Compliance provides the structural framework; preventive advice assesses criminal‑law risks within that framework. Both become effective only in combination: clear rules, realistic processes, documented decisions and a reliable ability to respond in the event of suspicion. In well‑structured organisations, the compliance function, the legal department, ESG officers and external criminal‑law preventive advisers work closely together — without blurring responsibilities.

Whistleblowing systems can serve as early‑warning mechanisms for criminal‑law risks, provided they are set up correctly from both a legal and organisational perspective. What matters is how reports are received, reviewed, documented and escalated. Unclear responsibilities, insufficient protection of whistleblowers or missing response processes can themselves amount to organisational or supervisory deficiencies. Criminal‑law preventive advice helps design whistleblowing systems in a way that meets statutory requirements while also addressing investigative risks.

ESG matters increasingly intersect with areas of potential criminal liability — for example in relation to environmental offences, human‑rights violations in supply chains, corruption risks or misleading sustainability statements. Criminal‑law preventive advice addresses these issues by assessing ESG risks not only from a regulatory perspective but also in terms of potential criminal liability for companies and their officers. This enables governance structures, supply‑chain processes and reporting frameworks to be designed in a way that anticipates and mitigates criminal‑law exposure at an early stage.
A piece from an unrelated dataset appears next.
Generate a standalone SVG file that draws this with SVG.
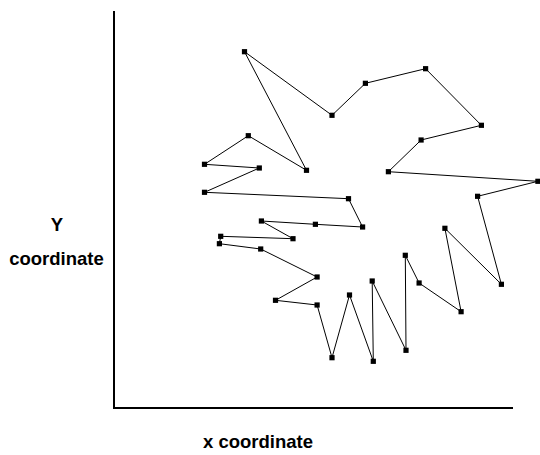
<svg xmlns="http://www.w3.org/2000/svg" width="540" height="455" viewBox="0 0 540 455">
<style>
.axis{stroke:#000;stroke-width:2;fill:none}
.c line{stroke:#000;stroke-width:1}
.n{fill:#000}
.lbl{font-family:"Liberation Sans",Arial,sans-serif;font-weight:bold;font-size:18.5px;fill:#000;text-anchor:middle}
</style>
<defs><rect id="pt" x="-2.6" y="-2.6" width="5.2" height="5.2" class="n"/></defs>
<rect width="540" height="455" fill="#fff"/>
<g id="axes">
<line class="axis" x1="114" y1="11" x2="114" y2="409"/>
<line class="axis" x1="113" y1="408" x2="513" y2="408"/>
</g>
<g id="connectors" class="c">
<line x1="244.5" y1="51.7" x2="332" y2="115.3"/>
<line x1="332" y1="115.3" x2="365.4" y2="83.3"/>
<line x1="365.4" y1="83.3" x2="425.6" y2="68.7"/>
<line x1="425.6" y1="68.7" x2="481.4" y2="125.3"/>
<line x1="481.4" y1="125.3" x2="421.1" y2="140"/>
<line x1="421.1" y1="140" x2="388.4" y2="171.7"/>
<line x1="388.4" y1="171.7" x2="537.9" y2="181.3"/>
<line x1="537.9" y1="181.3" x2="477.6" y2="196.3"/>
<line x1="477.6" y1="196.3" x2="501.4" y2="284.3"/>
<line x1="501.4" y1="284.3" x2="444.9" y2="228.3"/>
<line x1="444.9" y1="228.3" x2="461.1" y2="311.7"/>
<line x1="461.1" y1="311.7" x2="419.1" y2="283"/>
<line x1="419.1" y1="283" x2="405.3" y2="255.3"/>
<line x1="405.3" y1="255.3" x2="406" y2="350.3"/>
<line x1="406" y1="350.3" x2="372.2" y2="281"/>
<line x1="372.2" y1="281" x2="373.3" y2="361.3"/>
<line x1="373.3" y1="361.3" x2="349.5" y2="295"/>
<line x1="349.5" y1="295" x2="332" y2="357.7"/>
<line x1="332" y1="357.7" x2="317.1" y2="305"/>
<line x1="317.1" y1="305" x2="275.5" y2="300.3"/>
<line x1="275.5" y1="300.3" x2="317.1" y2="277"/>
<line x1="317.1" y1="277" x2="260.7" y2="249"/>
<line x1="260.7" y1="249" x2="219.4" y2="243.7"/>
<line x1="219.4" y1="243.7" x2="220.7" y2="236.3"/>
<line x1="220.7" y1="236.3" x2="293" y2="238.7"/>
<line x1="293" y1="238.7" x2="261.4" y2="221"/>
<line x1="261.4" y1="221" x2="315.4" y2="224.3"/>
<line x1="315.4" y1="224.3" x2="362.6" y2="227"/>
<line x1="362.6" y1="227" x2="348.5" y2="198.7"/>
<line x1="348.5" y1="198.7" x2="204.5" y2="192.3"/>
<line x1="204.5" y1="192.3" x2="259.3" y2="168"/>
<line x1="259.3" y1="168" x2="204.5" y2="164.3"/>
<line x1="204.5" y1="164.3" x2="248.3" y2="135.7"/>
<line x1="248.3" y1="135.7" x2="306.5" y2="170.3"/>
<line x1="306.5" y1="170.3" x2="244.5" y2="51.7"/>
</g>
<g id="p1"><use href="#pt" x="244.5" y="51.7"/></g>
<g id="p2"><use href="#pt" x="332" y="115.3"/></g>
<g id="p3"><use href="#pt" x="365.4" y="83.3"/></g>
<g id="p4"><use href="#pt" x="425.6" y="68.7"/></g>
<g id="p5"><use href="#pt" x="481.4" y="125.3"/></g>
<g id="p6"><use href="#pt" x="421.1" y="140"/></g>
<g id="p7"><use href="#pt" x="388.4" y="171.7"/></g>
<g id="p8"><use href="#pt" x="537.9" y="181.3"/></g>
<g id="p9"><use href="#pt" x="477.6" y="196.3"/></g>
<g id="p10"><use href="#pt" x="501.4" y="284.3"/></g>
<g id="p11"><use href="#pt" x="444.9" y="228.3"/></g>
<g id="p12"><use href="#pt" x="461.1" y="311.7"/></g>
<g id="p13"><use href="#pt" x="419.1" y="283"/></g>
<g id="p14"><use href="#pt" x="405.3" y="255.3"/></g>
<g id="p15"><use href="#pt" x="406" y="350.3"/></g>
<g id="p16"><use href="#pt" x="372.2" y="281"/></g>
<g id="p17"><use href="#pt" x="373.3" y="361.3"/></g>
<g id="p18"><use href="#pt" x="349.5" y="295"/></g>
<g id="p19"><use href="#pt" x="332" y="357.7"/></g>
<g id="p20"><use href="#pt" x="317.1" y="305"/></g>
<g id="p21"><use href="#pt" x="275.5" y="300.3"/></g>
<g id="p22"><use href="#pt" x="317.1" y="277"/></g>
<g id="p23"><use href="#pt" x="260.7" y="249"/></g>
<g id="p24"><use href="#pt" x="219.4" y="243.7"/></g>
<g id="p25"><use href="#pt" x="220.7" y="236.3"/></g>
<g id="p26"><use href="#pt" x="293" y="238.7"/></g>
<g id="p27"><use href="#pt" x="261.4" y="221"/></g>
<g id="p28"><use href="#pt" x="315.4" y="224.3"/></g>
<g id="p29"><use href="#pt" x="362.6" y="227"/></g>
<g id="p30"><use href="#pt" x="348.5" y="198.7"/></g>
<g id="p31"><use href="#pt" x="204.5" y="192.3"/></g>
<g id="p32"><use href="#pt" x="259.3" y="168"/></g>
<g id="p33"><use href="#pt" x="204.5" y="164.3"/></g>
<g id="p34"><use href="#pt" x="248.3" y="135.7"/></g>
<g id="p35"><use href="#pt" x="306.5" y="170.3"/></g>
<g id="labels">
<text class="lbl" x="57" y="231">Y</text>
<text class="lbl" x="56.5" y="265">coordinate</text>
<text class="lbl" x="258" y="448">x coordinate</text>
</g>
</svg>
Criminal‑law preventive advice ideally takes place before any suspicion arises and focuses on structures, processes and decision‑making foundations. Internal investigations, by contrast, respond to concrete indications or suspicions and examine past conduct. In practice, both areas are closely interconnected: insights from internal investigations feed into preventive measures, while a well‑designed prevention architecture facilitates investigations and can strengthen the organisation’s defensive position. A coordinated strategy avoids gaps between prevention, fact‑finding and potential corporate defence.